The perfect dramedy for the ChatGPT era
In terms of the weirdness of Mrs. Davis, I must admit I found myself kind of appreciating it more over time — or, at least, getting accustomed to it. And that’s sort of what you want in the streaming era, right? Show me something I’ve never seen before. And don’t be afraid to try something ridiculous. If you’re not a streamer like Netflix, optimizing for a million different hyper-specific demographics, then swing for the fences — or don’t bother.
“Peacock gave us just a tremendous amount of trust,” Lindelof told me about Mrs. Davis, adding that: “Truth be told, by the time you get to the end of the eight episodes, you would be an insane person to not go, ‘I wonder how Peacock reacted when they first heard about this one. And the answer is, like: Always delighted, always curious, and sometimes quite worried. And I think we wouldn’t have it any other way.”

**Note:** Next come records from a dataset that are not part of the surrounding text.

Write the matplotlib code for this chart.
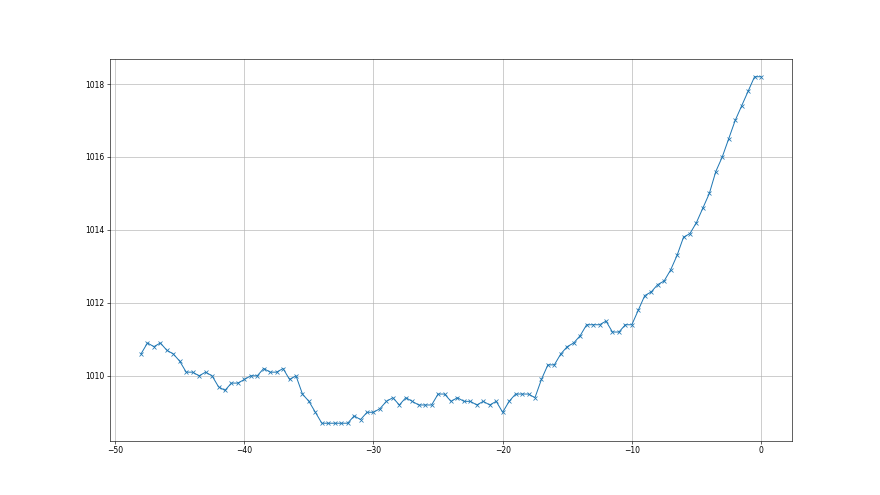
import numpy as np
import matplotlib
matplotlib.use("Agg")
import matplotlib.pyplot as plt

# hours before now, pressure in hPa
hours = np.arange(-48, 0.5, 0.5)

pressure = [
    1010.6, 1010.9, 1010.8, 1010.9, 1010.7, 1010.6, 1010.4, 1010.1, 1010.1, 1010.0,  # -48 .. -43.5
    1010.1, 1010.0, 1009.7, 1009.6, 1009.8, 1009.8, 1009.9, 1010.0, 1010.0, 1010.2,  # -43 .. -38.5
    1010.1, 1010.1, 1010.2, 1009.9, 1010.0, 1009.5, 1009.3, 1009.0, 1008.7, 1008.7,  # -38 .. -33.5
    1008.7, 1008.7, 1008.7, 1008.9, 1008.8, 1009.0, 1009.0, 1009.1, 1009.3, 1009.4,  # -33 .. -28.5
    1009.2, 1009.4, 1009.3, 1009.2, 1009.2, 1009.2, 1009.5, 1009.5, 1009.3, 1009.4,  # -28 .. -23.5
    1009.3, 1009.3, 1009.2, 1009.3, 1009.2, 1009.3, 1009.0, 1009.3, 1009.5, 1009.5,  # -23 .. -18.5
    1009.5, 1009.4, 1009.9, 1010.3, 1010.3, 1010.6, 1010.8, 1010.9, 1011.1, 1011.4,  # -18 .. -13.5
    1011.4, 1011.4, 1011.5, 1011.2, 1011.2, 1011.4, 1011.4, 1011.8, 1012.2, 1012.3,  # -13 .. -8.5
    1012.5, 1012.6, 1012.9, 1013.3, 1013.8, 1013.9, 1014.2, 1014.6, 1015.0, 1015.6,  # -8 .. -3.5
    1016.0, 1016.5, 1017.0, 1017.4, 1017.8, 1018.2, 1018.2,                          # -3 .. 0
]

fig = plt.figure(figsize=(16, 9), dpi=55)
ax = fig.add_subplot(111)
ax.plot(hours, pressure, marker="x", color="#1f77b4", linewidth=1.3, markersize=5)
ax.grid(True)
ax.tick_params(labelsize=10)

fig.savefig("out.png", dpi=55)
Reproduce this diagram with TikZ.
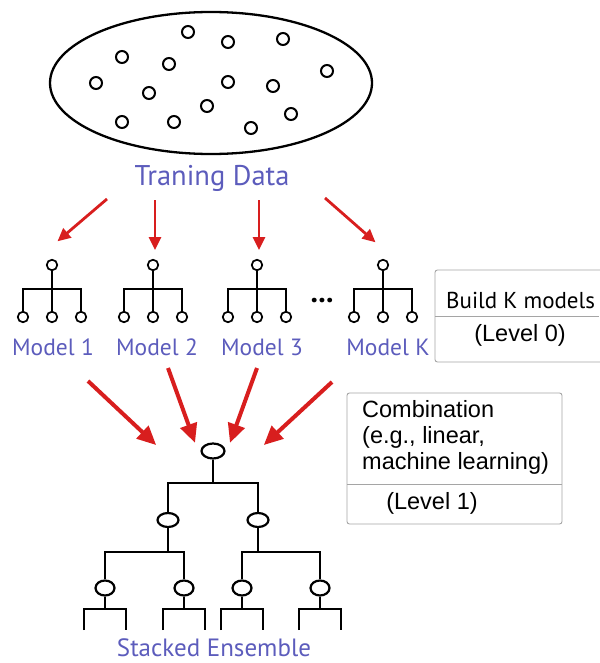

Adds Hernandez: “Good creative hopefully comes from things that you’re just interested in. And outside of being a fan of Damon’s work and knowing that he played in that sandbox, just this exploration of what does it all mean, which some people would argue is a faith exploration, and what are we all here for — that’s just of personal interest to me. Always sort of looking outside the here and the now.”
‘The audacity of the show … became mandatory’
Nuns, she continues, ended up becoming a “fascinating” starting point for a show in her conversations with Lindelof.
“As far as what to put our nun Sister Simone up against, technology being the thing that was sort of replacing her … I personally think I have a hard time with change. So the pandemic, as I’m sure many of us experienced, was so difficult. To take this enormous way of life and shift it and become cloistered in our own way. Personally living a quieter existence while being really reliant on technology … it just felt like these were two things that were on my mind, morning till night, and in all the sleepless hours in between. And all you can do for your own therapy is write about them.”
So far, the reaction to the show has been strong — on Rotten Tomatoes, for example, Mrs. Davis currently has an 88% critics’ score and an 80% score — adding one more buzzy series to what’s proving to be a steadily expanding roster of original content for Peacock.
“The audacity of the show basically became mandatory, in terms of its storytelling,” Lindelof said. “Because you don’t know if you’re going to get to make any more than these eight. If you’re gonna live high on the hog, don’t look down.”